- [Exercise description] Retype the opening lines of the listing below, ending with the line that contains "from matplotlib.lines import Line2D", and leave out any pictures.

★ ★ ★ ★ ★

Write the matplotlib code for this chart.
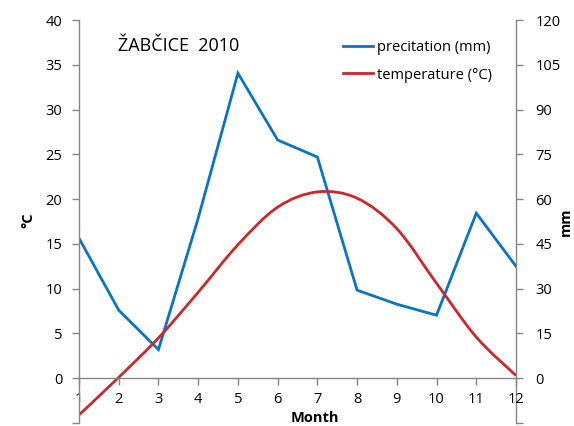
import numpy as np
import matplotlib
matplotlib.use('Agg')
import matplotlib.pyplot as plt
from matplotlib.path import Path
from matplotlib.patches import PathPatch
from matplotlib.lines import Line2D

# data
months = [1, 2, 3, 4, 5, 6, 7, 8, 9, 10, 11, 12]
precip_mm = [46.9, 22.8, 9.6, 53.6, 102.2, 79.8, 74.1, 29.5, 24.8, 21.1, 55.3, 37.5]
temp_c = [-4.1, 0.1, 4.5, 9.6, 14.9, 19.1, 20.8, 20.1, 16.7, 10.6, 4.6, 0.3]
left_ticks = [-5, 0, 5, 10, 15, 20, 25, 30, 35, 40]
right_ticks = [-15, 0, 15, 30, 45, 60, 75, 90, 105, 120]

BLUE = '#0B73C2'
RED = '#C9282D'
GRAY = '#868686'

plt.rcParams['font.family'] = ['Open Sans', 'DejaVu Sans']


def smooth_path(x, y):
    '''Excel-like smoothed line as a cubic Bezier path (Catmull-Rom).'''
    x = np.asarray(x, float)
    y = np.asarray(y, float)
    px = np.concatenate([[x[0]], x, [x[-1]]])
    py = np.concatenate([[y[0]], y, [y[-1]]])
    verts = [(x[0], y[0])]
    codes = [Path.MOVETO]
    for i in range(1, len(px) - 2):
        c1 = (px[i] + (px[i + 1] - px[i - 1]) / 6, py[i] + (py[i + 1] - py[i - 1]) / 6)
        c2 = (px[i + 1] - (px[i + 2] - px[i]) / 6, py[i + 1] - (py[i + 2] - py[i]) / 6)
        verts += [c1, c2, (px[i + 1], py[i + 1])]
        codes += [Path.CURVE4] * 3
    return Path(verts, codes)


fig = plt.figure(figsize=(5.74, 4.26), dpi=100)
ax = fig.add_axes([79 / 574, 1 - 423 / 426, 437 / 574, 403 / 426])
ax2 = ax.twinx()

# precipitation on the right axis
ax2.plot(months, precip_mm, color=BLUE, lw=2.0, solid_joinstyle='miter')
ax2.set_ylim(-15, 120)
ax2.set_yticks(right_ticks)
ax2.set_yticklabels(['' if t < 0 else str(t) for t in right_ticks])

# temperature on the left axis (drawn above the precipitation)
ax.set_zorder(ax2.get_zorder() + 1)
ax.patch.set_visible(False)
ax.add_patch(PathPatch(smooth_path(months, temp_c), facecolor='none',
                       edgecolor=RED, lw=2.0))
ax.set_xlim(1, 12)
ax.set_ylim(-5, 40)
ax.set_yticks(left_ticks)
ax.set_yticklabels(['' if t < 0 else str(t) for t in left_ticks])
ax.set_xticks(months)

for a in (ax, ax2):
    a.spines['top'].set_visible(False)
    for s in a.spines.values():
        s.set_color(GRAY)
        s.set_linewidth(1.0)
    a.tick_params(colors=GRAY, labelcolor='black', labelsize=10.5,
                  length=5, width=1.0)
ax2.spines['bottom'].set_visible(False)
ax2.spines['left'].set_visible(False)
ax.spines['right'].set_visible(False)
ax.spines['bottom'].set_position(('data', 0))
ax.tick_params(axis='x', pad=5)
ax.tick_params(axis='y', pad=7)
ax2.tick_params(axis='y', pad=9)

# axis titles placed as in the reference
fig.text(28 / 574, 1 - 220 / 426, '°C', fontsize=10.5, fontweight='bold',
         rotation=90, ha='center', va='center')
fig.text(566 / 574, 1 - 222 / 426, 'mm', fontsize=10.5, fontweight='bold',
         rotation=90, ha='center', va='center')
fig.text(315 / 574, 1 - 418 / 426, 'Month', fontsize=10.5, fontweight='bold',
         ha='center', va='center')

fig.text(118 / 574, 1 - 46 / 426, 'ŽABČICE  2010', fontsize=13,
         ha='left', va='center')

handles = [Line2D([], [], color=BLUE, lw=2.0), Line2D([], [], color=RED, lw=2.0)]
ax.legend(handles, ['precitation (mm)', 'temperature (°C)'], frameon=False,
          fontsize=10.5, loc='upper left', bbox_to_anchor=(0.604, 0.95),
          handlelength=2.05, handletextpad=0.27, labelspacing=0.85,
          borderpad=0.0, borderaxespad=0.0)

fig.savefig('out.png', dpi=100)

★ ★ ★ ★ ★

- [Exercise result]
Write the matplotlib code for this chart.
import numpy as np
import matplotlib
matplotlib.use('Agg')
import matplotlib.pyplot as plt
from matplotlib.path import Path
from matplotlib.patches import PathPatch
from matplotlib.lines import Line2D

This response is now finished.